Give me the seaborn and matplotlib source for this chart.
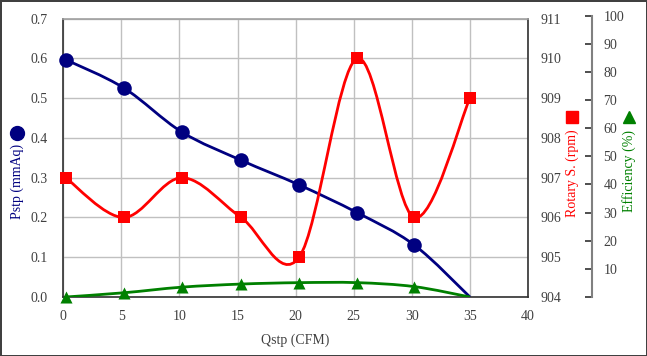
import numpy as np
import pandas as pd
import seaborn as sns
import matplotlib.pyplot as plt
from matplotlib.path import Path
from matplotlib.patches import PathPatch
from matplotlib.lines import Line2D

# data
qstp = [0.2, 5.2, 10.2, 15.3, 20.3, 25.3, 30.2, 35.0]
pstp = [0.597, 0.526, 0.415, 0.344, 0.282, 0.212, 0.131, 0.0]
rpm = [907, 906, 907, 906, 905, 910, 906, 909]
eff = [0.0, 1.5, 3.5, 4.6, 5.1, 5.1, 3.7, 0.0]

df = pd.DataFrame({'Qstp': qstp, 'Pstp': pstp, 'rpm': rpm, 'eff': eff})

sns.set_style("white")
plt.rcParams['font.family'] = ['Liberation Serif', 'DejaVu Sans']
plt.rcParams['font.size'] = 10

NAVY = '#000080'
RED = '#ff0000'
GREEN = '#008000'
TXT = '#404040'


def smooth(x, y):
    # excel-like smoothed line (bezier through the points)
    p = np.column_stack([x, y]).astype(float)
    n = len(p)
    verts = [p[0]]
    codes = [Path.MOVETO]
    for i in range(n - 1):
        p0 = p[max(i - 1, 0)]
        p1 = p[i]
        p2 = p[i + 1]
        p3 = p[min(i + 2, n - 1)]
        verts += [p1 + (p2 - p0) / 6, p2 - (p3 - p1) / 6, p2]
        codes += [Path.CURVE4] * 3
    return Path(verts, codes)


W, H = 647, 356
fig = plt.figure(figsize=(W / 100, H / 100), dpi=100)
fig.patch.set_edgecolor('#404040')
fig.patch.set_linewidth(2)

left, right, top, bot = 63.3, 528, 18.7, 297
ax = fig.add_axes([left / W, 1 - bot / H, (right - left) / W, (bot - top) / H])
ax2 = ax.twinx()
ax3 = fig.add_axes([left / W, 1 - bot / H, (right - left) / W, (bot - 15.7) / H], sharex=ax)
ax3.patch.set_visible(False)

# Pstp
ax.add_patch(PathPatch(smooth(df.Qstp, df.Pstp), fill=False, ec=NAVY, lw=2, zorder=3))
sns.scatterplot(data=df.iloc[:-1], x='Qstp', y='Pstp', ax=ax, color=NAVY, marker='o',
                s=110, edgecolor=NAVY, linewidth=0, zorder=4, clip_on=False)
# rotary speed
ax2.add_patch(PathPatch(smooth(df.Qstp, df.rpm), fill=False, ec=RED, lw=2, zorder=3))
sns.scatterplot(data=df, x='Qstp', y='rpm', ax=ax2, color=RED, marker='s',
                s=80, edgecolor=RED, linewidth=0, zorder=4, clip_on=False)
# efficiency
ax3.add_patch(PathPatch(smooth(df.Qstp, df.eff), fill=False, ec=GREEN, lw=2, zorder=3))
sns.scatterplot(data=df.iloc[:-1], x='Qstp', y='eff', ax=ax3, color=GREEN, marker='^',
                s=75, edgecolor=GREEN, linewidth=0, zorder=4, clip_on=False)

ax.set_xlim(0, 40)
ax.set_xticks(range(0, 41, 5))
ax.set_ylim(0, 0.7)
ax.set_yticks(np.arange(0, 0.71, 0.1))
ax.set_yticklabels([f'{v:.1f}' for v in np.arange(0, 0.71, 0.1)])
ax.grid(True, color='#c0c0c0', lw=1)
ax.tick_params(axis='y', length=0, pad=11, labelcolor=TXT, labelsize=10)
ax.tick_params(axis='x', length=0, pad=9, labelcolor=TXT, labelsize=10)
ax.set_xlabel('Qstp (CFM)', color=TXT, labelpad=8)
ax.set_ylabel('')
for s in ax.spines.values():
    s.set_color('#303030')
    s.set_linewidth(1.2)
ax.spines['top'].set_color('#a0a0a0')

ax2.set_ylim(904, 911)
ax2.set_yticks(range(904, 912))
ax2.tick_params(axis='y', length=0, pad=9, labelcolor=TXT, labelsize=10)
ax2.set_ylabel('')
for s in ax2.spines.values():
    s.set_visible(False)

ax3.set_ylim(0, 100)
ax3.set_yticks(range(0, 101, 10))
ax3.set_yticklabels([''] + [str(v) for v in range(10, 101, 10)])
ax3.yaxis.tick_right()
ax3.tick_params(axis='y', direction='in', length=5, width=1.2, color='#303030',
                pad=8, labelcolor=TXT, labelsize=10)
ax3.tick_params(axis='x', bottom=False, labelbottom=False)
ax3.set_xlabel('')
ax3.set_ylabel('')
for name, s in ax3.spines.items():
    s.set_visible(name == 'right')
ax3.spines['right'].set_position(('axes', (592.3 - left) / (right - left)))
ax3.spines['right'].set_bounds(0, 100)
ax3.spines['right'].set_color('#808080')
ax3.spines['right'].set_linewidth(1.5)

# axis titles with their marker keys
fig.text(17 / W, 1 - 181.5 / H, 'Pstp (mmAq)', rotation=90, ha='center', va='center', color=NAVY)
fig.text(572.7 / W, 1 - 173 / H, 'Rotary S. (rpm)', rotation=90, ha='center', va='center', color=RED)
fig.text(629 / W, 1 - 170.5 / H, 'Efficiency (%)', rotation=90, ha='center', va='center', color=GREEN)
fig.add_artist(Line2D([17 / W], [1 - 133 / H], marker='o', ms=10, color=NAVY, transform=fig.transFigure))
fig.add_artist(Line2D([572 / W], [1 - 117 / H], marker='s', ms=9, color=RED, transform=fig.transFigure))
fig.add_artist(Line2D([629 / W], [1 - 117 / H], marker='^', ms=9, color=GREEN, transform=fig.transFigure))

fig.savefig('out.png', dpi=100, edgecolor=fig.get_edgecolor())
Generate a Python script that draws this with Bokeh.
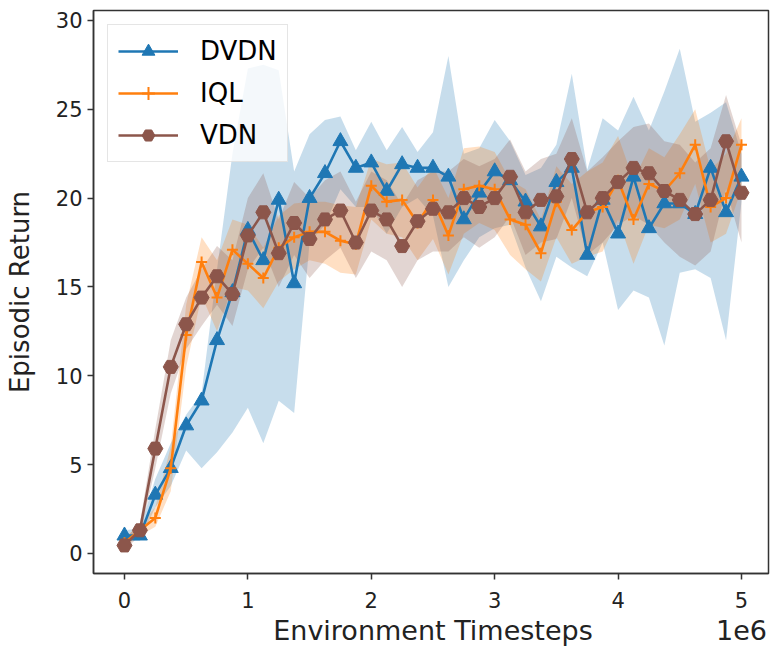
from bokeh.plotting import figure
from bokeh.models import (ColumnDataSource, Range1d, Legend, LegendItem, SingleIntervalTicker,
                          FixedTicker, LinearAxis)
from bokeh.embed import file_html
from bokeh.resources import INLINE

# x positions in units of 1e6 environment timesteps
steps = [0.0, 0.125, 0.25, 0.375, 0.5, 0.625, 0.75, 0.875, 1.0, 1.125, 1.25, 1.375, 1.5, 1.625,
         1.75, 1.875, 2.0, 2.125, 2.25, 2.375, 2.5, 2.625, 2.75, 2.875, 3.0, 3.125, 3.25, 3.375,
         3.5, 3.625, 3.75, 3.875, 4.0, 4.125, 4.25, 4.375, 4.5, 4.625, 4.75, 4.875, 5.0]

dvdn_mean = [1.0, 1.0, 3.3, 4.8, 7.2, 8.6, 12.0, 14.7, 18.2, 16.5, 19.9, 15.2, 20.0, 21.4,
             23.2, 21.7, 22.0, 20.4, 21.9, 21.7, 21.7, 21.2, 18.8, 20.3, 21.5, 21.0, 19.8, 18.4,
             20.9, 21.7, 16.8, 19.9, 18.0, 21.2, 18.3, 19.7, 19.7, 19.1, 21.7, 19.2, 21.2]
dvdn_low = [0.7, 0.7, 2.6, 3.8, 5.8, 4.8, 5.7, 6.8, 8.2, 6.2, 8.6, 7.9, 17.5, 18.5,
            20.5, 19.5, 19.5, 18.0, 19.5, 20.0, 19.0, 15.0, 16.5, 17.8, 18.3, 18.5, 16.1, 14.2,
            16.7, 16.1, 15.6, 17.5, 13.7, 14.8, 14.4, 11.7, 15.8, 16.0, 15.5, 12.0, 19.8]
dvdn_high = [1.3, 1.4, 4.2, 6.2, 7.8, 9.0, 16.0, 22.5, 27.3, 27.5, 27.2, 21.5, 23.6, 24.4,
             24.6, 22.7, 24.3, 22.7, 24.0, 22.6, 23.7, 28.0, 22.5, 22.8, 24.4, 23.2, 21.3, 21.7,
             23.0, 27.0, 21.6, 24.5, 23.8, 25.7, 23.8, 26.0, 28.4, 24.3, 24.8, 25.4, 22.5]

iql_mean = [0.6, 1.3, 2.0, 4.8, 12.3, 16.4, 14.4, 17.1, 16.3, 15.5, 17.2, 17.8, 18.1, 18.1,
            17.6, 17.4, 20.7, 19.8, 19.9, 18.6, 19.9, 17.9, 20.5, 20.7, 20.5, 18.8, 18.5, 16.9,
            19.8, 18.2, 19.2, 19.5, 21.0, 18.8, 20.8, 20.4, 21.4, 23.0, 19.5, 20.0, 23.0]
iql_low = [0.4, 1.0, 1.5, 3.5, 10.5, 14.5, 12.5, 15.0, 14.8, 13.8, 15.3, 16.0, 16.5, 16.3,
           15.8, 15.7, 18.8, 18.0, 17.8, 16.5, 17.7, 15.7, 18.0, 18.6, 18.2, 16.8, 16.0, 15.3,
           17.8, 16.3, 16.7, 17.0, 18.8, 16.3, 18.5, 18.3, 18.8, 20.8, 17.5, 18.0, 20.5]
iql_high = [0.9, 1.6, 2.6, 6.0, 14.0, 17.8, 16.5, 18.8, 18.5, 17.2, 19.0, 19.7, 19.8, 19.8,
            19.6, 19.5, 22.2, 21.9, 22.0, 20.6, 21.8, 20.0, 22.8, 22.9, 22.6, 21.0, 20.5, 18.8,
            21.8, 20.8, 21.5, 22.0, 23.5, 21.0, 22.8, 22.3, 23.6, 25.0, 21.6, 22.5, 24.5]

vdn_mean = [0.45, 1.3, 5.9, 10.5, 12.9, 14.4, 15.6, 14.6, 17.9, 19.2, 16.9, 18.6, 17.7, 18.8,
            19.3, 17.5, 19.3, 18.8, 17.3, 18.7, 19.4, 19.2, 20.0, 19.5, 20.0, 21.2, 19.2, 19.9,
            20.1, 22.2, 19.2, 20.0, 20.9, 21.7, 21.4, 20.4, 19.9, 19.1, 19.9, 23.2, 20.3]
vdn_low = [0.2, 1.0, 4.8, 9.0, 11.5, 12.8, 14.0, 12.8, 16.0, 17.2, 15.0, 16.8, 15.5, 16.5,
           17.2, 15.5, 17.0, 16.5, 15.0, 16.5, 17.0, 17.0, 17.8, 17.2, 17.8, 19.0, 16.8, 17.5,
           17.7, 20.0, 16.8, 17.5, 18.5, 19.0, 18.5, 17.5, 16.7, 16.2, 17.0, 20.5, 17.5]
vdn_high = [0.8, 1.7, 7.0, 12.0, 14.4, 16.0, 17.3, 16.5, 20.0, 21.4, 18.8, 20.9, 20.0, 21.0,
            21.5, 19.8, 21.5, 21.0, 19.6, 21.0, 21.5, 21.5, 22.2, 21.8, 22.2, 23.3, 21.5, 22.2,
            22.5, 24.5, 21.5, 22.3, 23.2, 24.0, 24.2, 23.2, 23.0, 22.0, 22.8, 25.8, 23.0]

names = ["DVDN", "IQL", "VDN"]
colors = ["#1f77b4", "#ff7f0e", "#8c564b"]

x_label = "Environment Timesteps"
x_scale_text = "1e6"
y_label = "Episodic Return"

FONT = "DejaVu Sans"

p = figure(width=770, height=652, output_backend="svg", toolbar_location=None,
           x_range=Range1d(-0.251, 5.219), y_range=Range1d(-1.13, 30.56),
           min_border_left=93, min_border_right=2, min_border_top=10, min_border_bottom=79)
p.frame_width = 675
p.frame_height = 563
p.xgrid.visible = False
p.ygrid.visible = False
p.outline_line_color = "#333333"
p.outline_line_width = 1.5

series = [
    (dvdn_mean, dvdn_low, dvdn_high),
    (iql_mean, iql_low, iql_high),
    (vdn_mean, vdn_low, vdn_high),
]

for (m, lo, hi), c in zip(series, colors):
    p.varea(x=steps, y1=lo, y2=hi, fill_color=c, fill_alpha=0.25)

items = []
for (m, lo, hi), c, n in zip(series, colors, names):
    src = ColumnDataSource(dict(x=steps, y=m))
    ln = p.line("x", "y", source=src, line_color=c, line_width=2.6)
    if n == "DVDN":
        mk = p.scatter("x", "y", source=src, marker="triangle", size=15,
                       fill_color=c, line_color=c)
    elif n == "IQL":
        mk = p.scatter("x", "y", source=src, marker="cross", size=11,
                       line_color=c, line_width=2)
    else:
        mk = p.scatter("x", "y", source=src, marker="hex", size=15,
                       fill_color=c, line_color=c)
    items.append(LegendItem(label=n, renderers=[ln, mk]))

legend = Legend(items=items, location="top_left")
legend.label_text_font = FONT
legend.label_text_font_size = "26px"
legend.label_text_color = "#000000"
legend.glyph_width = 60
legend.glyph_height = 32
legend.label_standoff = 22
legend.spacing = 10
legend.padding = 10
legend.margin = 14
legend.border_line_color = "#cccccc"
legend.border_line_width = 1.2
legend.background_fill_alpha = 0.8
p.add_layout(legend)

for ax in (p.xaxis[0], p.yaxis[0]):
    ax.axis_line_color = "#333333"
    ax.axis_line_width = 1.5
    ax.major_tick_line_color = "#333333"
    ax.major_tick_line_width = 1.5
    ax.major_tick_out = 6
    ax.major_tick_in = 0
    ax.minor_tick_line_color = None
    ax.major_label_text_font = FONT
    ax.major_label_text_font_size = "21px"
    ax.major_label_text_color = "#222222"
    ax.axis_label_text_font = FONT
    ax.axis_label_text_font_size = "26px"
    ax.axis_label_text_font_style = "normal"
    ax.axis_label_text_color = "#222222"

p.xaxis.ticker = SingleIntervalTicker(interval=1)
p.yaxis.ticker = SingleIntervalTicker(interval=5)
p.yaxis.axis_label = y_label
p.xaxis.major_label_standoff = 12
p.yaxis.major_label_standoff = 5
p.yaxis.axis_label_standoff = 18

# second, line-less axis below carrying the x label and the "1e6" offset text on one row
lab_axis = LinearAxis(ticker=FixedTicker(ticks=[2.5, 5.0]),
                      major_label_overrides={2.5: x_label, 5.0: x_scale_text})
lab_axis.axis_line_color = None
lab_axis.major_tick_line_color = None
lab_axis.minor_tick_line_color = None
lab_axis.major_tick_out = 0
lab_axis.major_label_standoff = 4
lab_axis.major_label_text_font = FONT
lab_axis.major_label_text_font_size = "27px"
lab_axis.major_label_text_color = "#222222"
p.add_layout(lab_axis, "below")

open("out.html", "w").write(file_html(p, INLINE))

==============================

- [TASK PROMPT] Please reproduce the listing exactly from its opening line through the line that contains "return Path(verts, codes)", both included, with all pictures omitted.

- [EXPECTED OUTPUT]
Give me the seaborn and matplotlib source for this chart.
import numpy as np
import pandas as pd
import seaborn as sns
import matplotlib.pyplot as plt
from matplotlib.path import Path
from matplotlib.patches import PathPatch
from matplotlib.lines import Line2D

# data
qstp = [0.2, 5.2, 10.2, 15.3, 20.3, 25.3, 30.2, 35.0]
pstp = [0.597, 0.526, 0.415, 0.344, 0.282, 0.212, 0.131, 0.0]
rpm = [907, 906, 907, 906, 905, 910, 906, 909]
eff = [0.0, 1.5, 3.5, 4.6, 5.1, 5.1, 3.7, 0.0]

df = pd.DataFrame({'Qstp': qstp, 'Pstp': pstp, 'rpm': rpm, 'eff': eff})

sns.set_style("white")
plt.rcParams['font.family'] = ['Liberation Serif', 'DejaVu Sans']
plt.rcParams['font.size'] = 10

NAVY = '#000080'
RED = '#ff0000'
GREEN = '#008000'
TXT = '#404040'


def smooth(x, y):
    # excel-like smoothed line (bezier through the points)
    p = np.column_stack([x, y]).astype(float)
    n = len(p)
    verts = [p[0]]
    codes = [Path.MOVETO]
    for i in range(n - 1):
        p0 = p[max(i - 1, 0)]
        p1 = p[i]
        p2 = p[i + 1]
        p3 = p[min(i + 2, n - 1)]
        verts += [p1 + (p2 - p0) / 6, p2 - (p3 - p1) / 6, p2]
        codes += [Path.CURVE4] * 3
    return Path(verts, codes)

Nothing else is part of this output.